Fusillé comme communiste” au Fort de Breendonck, le jeune médecin Georges Livschitz - il avait passé son doctorat au jury central en 1942 - n'avait, quant à lui, appartenu à aucune organisation. Et c'est précisément parce qu'il n'était pas tributaire leur discipline qu'il osa, avec deux condisciples non-juifs de l'Athénée d'Uccle, ce qu'aucun mouvement de résistance ne se risqua à entreprendre contre la déportation raciale dans toute l'Europe de la solution finale. L'idée d'attaquer un convoi en route vers Auschwitz lui vint du Comité de Défense des Juifs. Cette organisation clandestine s'était formée pendant la grande vague de déportations de l'été 1942. Les communistes juifs et les “ouvriers sionistes de gauche” qui le constituèrent élargirent ce comité à d'autres courants politiques sous l'égide du Front de l'Indépendance. Le professeur Omer Goche - pourtant communiste - put convaincre de les rejoindre son collègue interdit d'enseignement Chaïm Perelman qui, politiquement, se situait tout à l'opposé de cette extrême-gauche juive. Cette défense juive, véritable administration municipale pour les clandestins, et surtout leurs enfants, n'était toutefois pas une structure de lutte armée. Concevant l'idée de libérer les déportés d'un convoi, elle chercha l'appui d'un groupe susceptible de monter l'opération. Les relations personnelles jouèrent ici un rôle essentiel. Une ex-étudiante de l'U.L.B., Hélène Bolle, fille d'un membre du comité, était l'amie de Livschitz. Ce dernier contacta son ami Robert Leclercq avec qui il avait milité au Libre-Examen avant la guerre. Le projet, soumis au Groupe G, ne fut pas retenu. Néanmoins, Livschitz conseillé par Leclercq, reçut de Richard Altenhoff le seul revolver dont sa “bande terroriste” se servit pour “l'attentat du 19 avril 1943 contre le convoi de Juifs (transport par train)”. Ce fait d'arme lui valut d'être retenu pour la fusillade des “otage terroristes” de février 1944. Arrêtant le XXe convoi entre Boortmeerbeeck et Wespelaer, Livschitz et ses deux camarades parvinrent, sous le feu de l'escorte allemande, à ouvrier un wagon et à libérer une quinzaine de déportés.

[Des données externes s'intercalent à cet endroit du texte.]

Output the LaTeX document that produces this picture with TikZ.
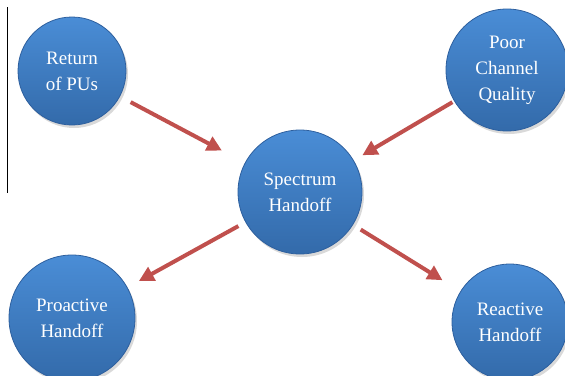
\documentclass[tikz,border=0pt]{standalone}
\usepackage{fontspec}
\setmainfont{Liberation Serif}
\usetikzlibrary{arrows.meta,shadows}
\definecolor{orbfill}{HTML}{3C7DC8}
\definecolor{orbtop}{HTML}{4A8DD6}
\definecolor{orbrim}{HTML}{2D5F9E}
\definecolor{arrred}{HTML}{C0504D}

\begin{document}
\begin{tikzpicture}[x=1pt,y=-1pt,
  orb/.style={circle,draw=orbrim,line width=0.8pt,top color=orbtop,bottom color=orbfill!85!black,
              text=white,align=center,font=\fontsize{19}{26}\selectfont,inner sep=0pt,
              drop shadow={opacity=0.3,shadow xshift=2pt,shadow yshift=-3pt}},
  arr/.style={-{Triangle[length=15pt,width=15pt]},line width=4pt,draw=arrred}]

\useasboundingbox (0,0) rectangle (565,375);

\node[orb,minimum size=108pt] (ret)  at (72,71)   {Return\\of PUs};
\node[orb,minimum size=122pt] (poor) at (507,70)  {Poor\\Channel\\Quality};
\node[orb,minimum size=124pt] (spec) at (300,192) {Spectrum\\Handoff};
\node[orb,minimum size=126pt] (pro)  at (72,318)  {Proactive\\Handoff};
\node[orb,minimum size=116pt] (rea)  at (510,322) {Reactive\\Handoff};

\draw[arr,shorten <=12pt,shorten >=26pt] (ret) -- (spec);
\draw[arr,shorten <=2pt,shorten >=10pt] (poor) -- (spec);
\draw[arr,shorten <=8pt,shorten >=13pt] (spec) -- (pro);
\draw[arr,shorten <=9pt,shorten >=21pt] (spec) -- (rea);

% rule on the left
\draw[line width=0.8pt] (7,7) -- (7,193);
\end{tikzpicture}
\end{document}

C'est aux numéros de la série 700 que les libérés du coup de main figurent sur la liste de ce XXe transport. Plus avant au numéro 409 se lit le nom d'une déportée qui fut gazée dès l'arrivée du convoi à Auschwitz. En avril 1941, cette jeune femme portait un autre numéro - le 4 - sur une autre liste, le “relevé des étudiants juifs” de l'U.L.B. Avec la “question juive” posée à l'Université du Libre Examen dès 1940, ce qui était en cause n'était pas seulement des principes! Leur violation ouvrait la voie à la persécution des personnes et laissait les mains libres aux SS de la solution finale.


[1]. Sur les 120 Juifs frappés d'interdit professionnel en application de l'ordonnance du 28 octobre, seule l'avocate Régine Orfinger-Karlin, issue de l'U.L.B., refusa de se soumettre. Elle était inscrite au Barreau d'Anvers  qui ne s'était pas opposé au diktat allemand. Celui de Bruxelles refusa de rayer les 14 avocats juifs encore présents - le plus souvent des anciens de l'U.L.B. -, en s'abstenant de publier son tableau.
[2]. L'un des ex-étudiants, Naftali dit Maurice Landau, rapatrié des camps du Nord de la France , avec les autres travailleurs obligatoires, s’évada le 31 octobre 1942, du XVIe convoi qui les emmenait à Auschwitz.